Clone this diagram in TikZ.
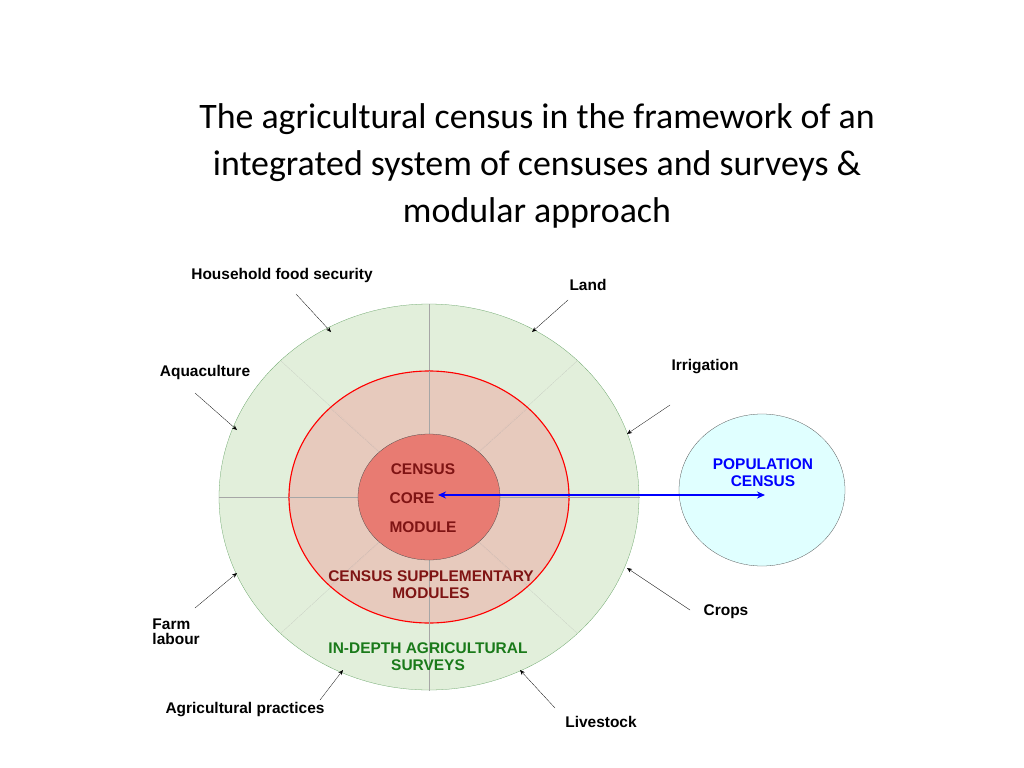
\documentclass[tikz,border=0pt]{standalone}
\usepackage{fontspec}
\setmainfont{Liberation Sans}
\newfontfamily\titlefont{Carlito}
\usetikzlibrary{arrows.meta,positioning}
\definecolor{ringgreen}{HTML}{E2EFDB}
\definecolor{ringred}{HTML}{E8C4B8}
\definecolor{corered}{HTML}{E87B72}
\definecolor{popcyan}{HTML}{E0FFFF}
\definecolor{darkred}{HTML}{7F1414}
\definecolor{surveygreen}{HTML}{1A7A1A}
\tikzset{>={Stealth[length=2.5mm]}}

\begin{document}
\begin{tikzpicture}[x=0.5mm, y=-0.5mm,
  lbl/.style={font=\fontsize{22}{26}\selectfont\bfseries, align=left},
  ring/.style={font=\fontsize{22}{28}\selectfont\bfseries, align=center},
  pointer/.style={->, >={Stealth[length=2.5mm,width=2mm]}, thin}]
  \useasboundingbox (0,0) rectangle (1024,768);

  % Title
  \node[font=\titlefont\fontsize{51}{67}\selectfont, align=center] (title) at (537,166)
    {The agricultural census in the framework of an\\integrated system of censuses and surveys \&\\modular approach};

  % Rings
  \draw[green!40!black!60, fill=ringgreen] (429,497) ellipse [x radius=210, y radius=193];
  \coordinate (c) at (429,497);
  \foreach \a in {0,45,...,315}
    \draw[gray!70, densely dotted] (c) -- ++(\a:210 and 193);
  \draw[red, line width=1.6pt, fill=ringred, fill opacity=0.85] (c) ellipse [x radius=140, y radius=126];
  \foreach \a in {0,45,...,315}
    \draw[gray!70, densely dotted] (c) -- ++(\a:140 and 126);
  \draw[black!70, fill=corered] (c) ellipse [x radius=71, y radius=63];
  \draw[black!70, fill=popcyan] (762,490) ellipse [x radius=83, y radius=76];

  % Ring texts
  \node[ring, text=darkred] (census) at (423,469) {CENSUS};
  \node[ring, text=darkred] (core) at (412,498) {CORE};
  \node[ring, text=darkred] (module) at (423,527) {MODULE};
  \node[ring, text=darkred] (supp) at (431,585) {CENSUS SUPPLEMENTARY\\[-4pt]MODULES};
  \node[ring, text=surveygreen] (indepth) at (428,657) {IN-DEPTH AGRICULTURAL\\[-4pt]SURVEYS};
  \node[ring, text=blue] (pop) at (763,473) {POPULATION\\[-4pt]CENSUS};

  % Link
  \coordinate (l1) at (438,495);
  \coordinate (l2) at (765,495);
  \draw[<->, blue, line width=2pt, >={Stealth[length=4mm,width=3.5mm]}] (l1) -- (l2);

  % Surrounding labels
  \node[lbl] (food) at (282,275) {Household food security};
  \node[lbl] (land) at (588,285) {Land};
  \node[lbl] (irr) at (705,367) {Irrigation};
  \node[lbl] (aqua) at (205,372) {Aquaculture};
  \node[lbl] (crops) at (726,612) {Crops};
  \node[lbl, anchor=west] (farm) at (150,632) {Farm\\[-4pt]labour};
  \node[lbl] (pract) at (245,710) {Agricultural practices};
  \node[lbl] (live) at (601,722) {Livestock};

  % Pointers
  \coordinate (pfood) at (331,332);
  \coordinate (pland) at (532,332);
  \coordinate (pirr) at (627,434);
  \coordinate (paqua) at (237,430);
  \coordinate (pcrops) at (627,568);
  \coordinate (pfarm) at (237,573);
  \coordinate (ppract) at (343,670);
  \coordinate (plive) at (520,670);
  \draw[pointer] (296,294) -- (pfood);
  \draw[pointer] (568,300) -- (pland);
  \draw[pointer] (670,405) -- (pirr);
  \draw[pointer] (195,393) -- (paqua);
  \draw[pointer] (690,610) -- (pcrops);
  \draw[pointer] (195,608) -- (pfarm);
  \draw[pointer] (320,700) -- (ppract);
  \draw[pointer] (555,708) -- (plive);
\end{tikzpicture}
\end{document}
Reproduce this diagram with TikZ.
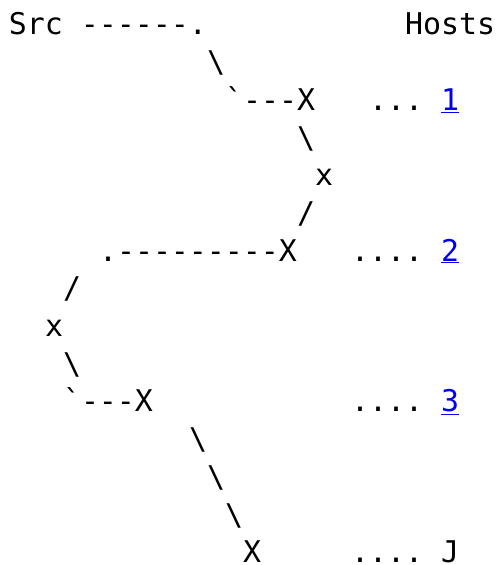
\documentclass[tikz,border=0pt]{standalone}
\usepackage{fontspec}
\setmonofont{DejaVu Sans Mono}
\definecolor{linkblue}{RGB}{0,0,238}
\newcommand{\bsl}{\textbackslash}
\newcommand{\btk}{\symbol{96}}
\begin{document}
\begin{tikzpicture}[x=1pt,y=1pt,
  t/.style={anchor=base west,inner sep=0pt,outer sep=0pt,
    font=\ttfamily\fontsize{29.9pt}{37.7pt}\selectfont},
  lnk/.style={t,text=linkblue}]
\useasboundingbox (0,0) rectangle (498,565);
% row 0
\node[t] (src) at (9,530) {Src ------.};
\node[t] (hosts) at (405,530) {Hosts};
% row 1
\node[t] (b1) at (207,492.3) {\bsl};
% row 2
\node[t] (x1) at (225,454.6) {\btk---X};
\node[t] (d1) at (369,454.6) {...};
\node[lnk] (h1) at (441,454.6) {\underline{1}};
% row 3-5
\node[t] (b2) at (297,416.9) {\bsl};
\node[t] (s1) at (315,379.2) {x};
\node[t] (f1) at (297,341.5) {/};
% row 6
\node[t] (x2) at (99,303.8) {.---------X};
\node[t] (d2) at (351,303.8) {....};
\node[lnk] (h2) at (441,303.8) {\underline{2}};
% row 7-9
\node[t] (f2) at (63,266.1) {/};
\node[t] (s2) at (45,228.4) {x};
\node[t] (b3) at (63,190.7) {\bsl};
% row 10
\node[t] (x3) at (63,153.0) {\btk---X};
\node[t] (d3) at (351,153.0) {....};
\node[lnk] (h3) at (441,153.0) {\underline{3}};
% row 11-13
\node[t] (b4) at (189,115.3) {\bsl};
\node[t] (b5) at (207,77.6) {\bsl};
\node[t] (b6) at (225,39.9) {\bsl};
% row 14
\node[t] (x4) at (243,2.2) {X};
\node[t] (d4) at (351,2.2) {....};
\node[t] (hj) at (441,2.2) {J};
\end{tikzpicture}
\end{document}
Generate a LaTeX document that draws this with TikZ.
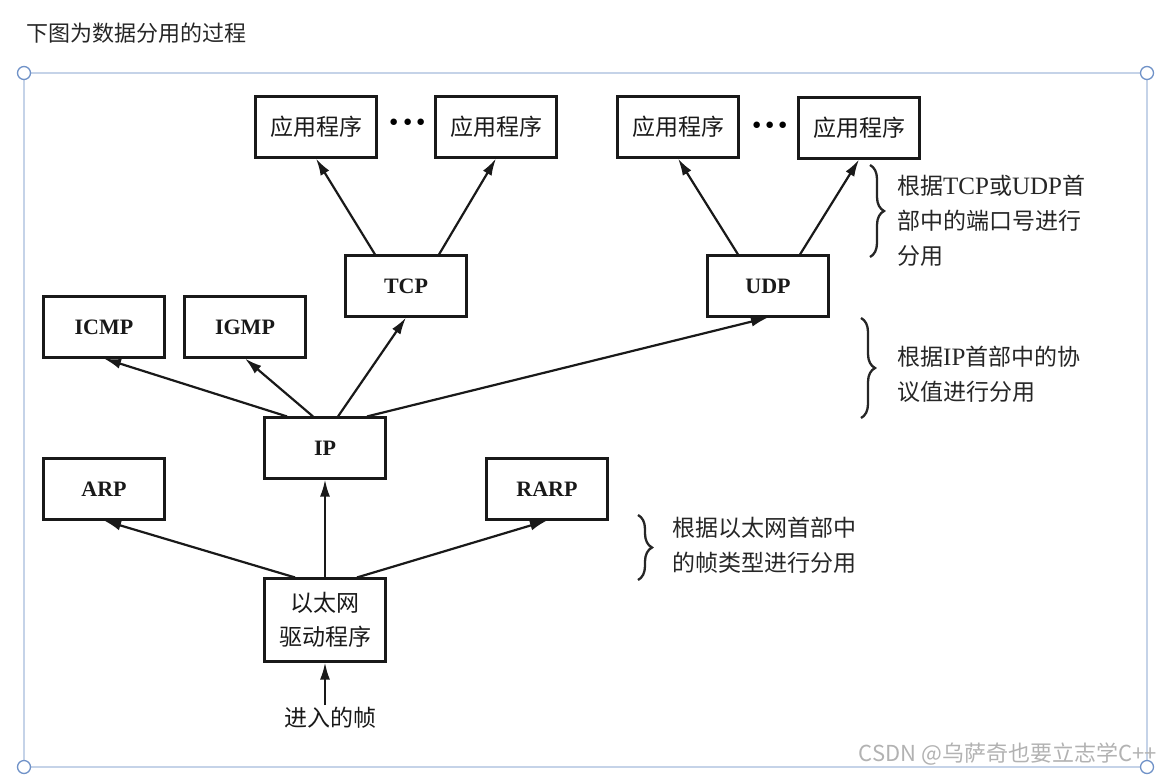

-=-=-=-=-

> **Exercise directions**: All of the data above should be quoted exactly, except for the pictures.

> **The completed task**:
Clone this diagram in TikZ.
\documentclass[tikz,border=0pt]{standalone}
\usepackage{fontspec}
\setmainfont{Liberation Sans}
\newfontfamily\titlefont{Carlito}
\usetikzlibrary{arrows.meta,positioning}
\definecolor{ringgreen}{HTML}{E2EFDB}
\definecolor{ringred}{HTML}{E8C4B8}
\definecolor{corered}{HTML}{E87B72}
\definecolor{popcyan}{HTML}{E0FFFF}
\definecolor{darkred}{HTML}{7F1414}
\definecolor{surveygreen}{HTML}{1A7A1A}
\tikzset{>={Stealth[length=2.5mm]}}

\begin{document}
\begin{tikzpicture}[x=0.5mm, y=-0.5mm,
  lbl/.style={font=\fontsize{22}{26}\selectfont\bfseries, align=left},
  ring/.style={font=\fontsize{22}{28}\selectfont\bfseries, align=center},
  pointer/.style={->, >={Stealth[length=2.5mm,width=2mm]}, thin}]
  \useasboundingbox (0,0) rectangle (1024,768);

  % Title
  \node[font=\titlefont\fontsize{51}{67}\selectfont, align=center] (title) at (537,166)
    {The agricultural census in the framework of an\\integrated system of censuses and surveys \&\\modular approach};

  % Rings
  \draw[green!40!black!60, fill=ringgreen] (429,497) ellipse [x radius=210, y radius=193];
  \coordinate (c) at (429,497);
  \foreach \a in {0,45,...,315}
    \draw[gray!70, densely dotted] (c) -- ++(\a:210 and 193);
  \draw[red, line width=1.6pt, fill=ringred, fill opacity=0.85] (c) ellipse [x radius=140, y radius=126];
  \foreach \a in {0,45,...,315}
    \draw[gray!70, densely dotted] (c) -- ++(\a:140 and 126);
  \draw[black!70, fill=corered] (c) ellipse [x radius=71, y radius=63];
  \draw[black!70, fill=popcyan] (762,490) ellipse [x radius=83, y radius=76];

  % Ring texts
  \node[ring, text=darkred] (census) at (423,469) {CENSUS};
  \node[ring, text=darkred] (core) at (412,498) {CORE};
  \node[ring, text=darkred] (module) at (423,527) {MODULE};
  \node[ring, text=darkred] (supp) at (431,585) {CENSUS SUPPLEMENTARY\\[-4pt]MODULES};
  \node[ring, text=surveygreen] (indepth) at (428,657) {IN-DEPTH AGRICULTURAL\\[-4pt]SURVEYS};
  \node[ring, text=blue] (pop) at (763,473) {POPULATION\\[-4pt]CENSUS};

  % Link
  \coordinate (l1) at (438,495);
  \coordinate (l2) at (765,495);
  \draw[<->, blue, line width=2pt, >={Stealth[length=4mm,width=3.5mm]}] (l1) -- (l2);

  % Surrounding labels
  \node[lbl] (food) at (282,275) {Household food security};
  \node[lbl] (land) at (588,285) {Land};
  \node[lbl] (irr) at (705,367) {Irrigation};
  \node[lbl] (aqua) at (205,372) {Aquaculture};
  \node[lbl] (crops) at (726,612) {Crops};
  \node[lbl, anchor=west] (farm) at (150,632) {Farm\\[-4pt]labour};
  \node[lbl] (pract) at (245,710) {Agricultural practices};
  \node[lbl] (live) at (601,722) {Livestock};

  % Pointers
  \coordinate (pfood) at (331,332);
  \coordinate (pland) at (532,332);
  \coordinate (pirr) at (627,434);
  \coordinate (paqua) at (237,430);
  \coordinate (pcrops) at (627,568);
  \coordinate (pfarm) at (237,573);
  \coordinate (ppract) at (343,670);
  \coordinate (plive) at (520,670);
  \draw[pointer] (296,294) -- (pfood);
  \draw[pointer] (568,300) -- (pland);
  \draw[pointer] (670,405) -- (pirr);
  \draw[pointer] (195,393) -- (paqua);
  \draw[pointer] (690,610) -- (pcrops);
  \draw[pointer] (195,608) -- (pfarm);
  \draw[pointer] (320,700) -- (ppract);
  \draw[pointer] (555,708) -- (plive);
\end{tikzpicture}
\end{document}
Reproduce this diagram with TikZ.
\documentclass[tikz,border=0pt]{standalone}
\usepackage{fontspec}
\setmonofont{DejaVu Sans Mono}
\definecolor{linkblue}{RGB}{0,0,238}
\newcommand{\bsl}{\textbackslash}
\newcommand{\btk}{\symbol{96}}
\begin{document}
\begin{tikzpicture}[x=1pt,y=1pt,
  t/.style={anchor=base west,inner sep=0pt,outer sep=0pt,
    font=\ttfamily\fontsize{29.9pt}{37.7pt}\selectfont},
  lnk/.style={t,text=linkblue}]
\useasboundingbox (0,0) rectangle (498,565);
% row 0
\node[t] (src) at (9,530) {Src ------.};
\node[t] (hosts) at (405,530) {Hosts};
% row 1
\node[t] (b1) at (207,492.3) {\bsl};
% row 2
\node[t] (x1) at (225,454.6) {\btk---X};
\node[t] (d1) at (369,454.6) {...};
\node[lnk] (h1) at (441,454.6) {\underline{1}};
% row 3-5
\node[t] (b2) at (297,416.9) {\bsl};
\node[t] (s1) at (315,379.2) {x};
\node[t] (f1) at (297,341.5) {/};
% row 6
\node[t] (x2) at (99,303.8) {.---------X};
\node[t] (d2) at (351,303.8) {....};
\node[lnk] (h2) at (441,303.8) {\underline{2}};
% row 7-9
\node[t] (f2) at (63,266.1) {/};
\node[t] (s2) at (45,228.4) {x};
\node[t] (b3) at (63,190.7) {\bsl};
% row 10
\node[t] (x3) at (63,153.0) {\btk---X};
\node[t] (d3) at (351,153.0) {....};
\node[lnk] (h3) at (441,153.0) {\underline{3}};
% row 11-13
\node[t] (b4) at (189,115.3) {\bsl};
\node[t] (b5) at (207,77.6) {\bsl};
\node[t] (b6) at (225,39.9) {\bsl};
% row 14
\node[t] (x4) at (243,2.2) {X};
\node[t] (d4) at (351,2.2) {....};
\node[t] (hj) at (441,2.2) {J};
\end{tikzpicture}
\end{document}
Generate a LaTeX document that draws this with TikZ.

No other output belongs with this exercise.